- **CHALLENGE**: In the records below, find each line with the word "this" and copy it.

Records:
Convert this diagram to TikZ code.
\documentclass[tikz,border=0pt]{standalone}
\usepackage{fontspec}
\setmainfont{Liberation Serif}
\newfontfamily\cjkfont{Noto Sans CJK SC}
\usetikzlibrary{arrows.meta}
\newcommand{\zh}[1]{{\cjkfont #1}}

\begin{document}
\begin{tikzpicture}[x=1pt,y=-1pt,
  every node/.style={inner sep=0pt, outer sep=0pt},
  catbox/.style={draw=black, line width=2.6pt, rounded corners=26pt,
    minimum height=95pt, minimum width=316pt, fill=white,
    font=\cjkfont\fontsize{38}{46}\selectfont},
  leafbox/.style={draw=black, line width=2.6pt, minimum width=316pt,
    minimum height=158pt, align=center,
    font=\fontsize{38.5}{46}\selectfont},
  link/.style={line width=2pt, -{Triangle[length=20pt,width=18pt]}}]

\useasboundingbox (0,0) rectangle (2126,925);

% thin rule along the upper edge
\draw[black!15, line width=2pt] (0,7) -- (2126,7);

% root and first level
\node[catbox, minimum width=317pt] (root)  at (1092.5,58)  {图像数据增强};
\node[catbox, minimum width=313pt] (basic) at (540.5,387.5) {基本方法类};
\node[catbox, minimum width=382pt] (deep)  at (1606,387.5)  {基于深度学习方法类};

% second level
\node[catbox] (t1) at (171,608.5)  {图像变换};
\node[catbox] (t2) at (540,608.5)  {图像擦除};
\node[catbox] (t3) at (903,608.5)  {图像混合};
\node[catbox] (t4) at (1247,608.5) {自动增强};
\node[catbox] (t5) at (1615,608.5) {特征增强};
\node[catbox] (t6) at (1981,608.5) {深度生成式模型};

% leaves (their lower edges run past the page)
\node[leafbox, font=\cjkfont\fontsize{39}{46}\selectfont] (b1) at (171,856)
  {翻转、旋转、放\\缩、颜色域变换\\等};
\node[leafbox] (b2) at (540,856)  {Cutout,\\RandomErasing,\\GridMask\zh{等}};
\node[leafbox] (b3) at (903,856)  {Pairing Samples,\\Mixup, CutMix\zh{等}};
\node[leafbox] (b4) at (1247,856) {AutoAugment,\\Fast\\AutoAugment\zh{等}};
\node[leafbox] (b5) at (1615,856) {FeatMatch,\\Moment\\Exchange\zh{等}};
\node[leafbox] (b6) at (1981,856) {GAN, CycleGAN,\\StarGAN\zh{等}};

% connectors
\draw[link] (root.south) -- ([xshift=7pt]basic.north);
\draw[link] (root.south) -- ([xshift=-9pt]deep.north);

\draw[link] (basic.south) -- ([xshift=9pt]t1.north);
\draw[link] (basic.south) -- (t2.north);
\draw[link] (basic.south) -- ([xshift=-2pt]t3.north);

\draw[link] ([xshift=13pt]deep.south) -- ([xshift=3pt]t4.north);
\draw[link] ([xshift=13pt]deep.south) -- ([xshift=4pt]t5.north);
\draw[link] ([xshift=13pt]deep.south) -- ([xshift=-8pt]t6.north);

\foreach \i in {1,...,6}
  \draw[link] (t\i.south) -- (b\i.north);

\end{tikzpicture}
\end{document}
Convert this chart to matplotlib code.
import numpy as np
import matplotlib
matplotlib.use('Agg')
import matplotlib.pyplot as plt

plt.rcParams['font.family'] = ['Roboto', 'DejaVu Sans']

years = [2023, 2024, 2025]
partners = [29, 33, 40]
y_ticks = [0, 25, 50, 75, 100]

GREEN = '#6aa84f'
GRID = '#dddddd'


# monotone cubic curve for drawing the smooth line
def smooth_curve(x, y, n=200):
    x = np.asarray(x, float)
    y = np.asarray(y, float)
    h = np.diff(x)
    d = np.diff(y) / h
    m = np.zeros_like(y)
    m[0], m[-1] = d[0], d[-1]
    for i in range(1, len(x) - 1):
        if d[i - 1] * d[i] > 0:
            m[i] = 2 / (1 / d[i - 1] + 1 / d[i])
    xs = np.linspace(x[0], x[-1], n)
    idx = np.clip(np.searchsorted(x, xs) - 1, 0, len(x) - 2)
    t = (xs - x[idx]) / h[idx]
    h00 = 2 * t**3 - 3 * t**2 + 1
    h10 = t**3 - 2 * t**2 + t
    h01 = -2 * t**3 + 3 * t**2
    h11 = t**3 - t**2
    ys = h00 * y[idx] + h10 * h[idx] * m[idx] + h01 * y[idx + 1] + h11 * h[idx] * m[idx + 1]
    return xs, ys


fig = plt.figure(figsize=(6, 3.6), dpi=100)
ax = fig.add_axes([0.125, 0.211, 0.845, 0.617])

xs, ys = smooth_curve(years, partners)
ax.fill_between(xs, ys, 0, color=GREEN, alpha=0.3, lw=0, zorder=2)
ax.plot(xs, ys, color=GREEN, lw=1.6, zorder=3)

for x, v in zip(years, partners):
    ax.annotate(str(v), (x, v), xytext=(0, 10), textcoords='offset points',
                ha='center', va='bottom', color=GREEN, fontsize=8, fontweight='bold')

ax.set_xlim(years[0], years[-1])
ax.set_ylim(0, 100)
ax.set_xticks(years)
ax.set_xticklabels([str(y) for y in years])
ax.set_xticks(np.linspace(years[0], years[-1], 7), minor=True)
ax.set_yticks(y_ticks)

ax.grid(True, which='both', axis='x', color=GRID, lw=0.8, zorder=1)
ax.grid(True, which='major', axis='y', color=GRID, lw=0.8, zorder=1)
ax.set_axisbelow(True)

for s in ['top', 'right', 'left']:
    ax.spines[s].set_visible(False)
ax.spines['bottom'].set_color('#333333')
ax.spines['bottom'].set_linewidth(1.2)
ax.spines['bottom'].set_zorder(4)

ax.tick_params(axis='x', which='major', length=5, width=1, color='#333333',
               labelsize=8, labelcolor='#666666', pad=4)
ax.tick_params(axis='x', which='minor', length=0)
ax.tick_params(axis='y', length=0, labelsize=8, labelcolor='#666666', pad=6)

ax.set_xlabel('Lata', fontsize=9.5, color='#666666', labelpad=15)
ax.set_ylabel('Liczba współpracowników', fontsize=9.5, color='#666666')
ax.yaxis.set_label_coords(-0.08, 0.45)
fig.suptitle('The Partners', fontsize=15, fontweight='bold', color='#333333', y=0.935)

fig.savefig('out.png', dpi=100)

- **SOLUTION TO THE EXERCISE**:
Convert this diagram to TikZ code.
Convert this chart to matplotlib code.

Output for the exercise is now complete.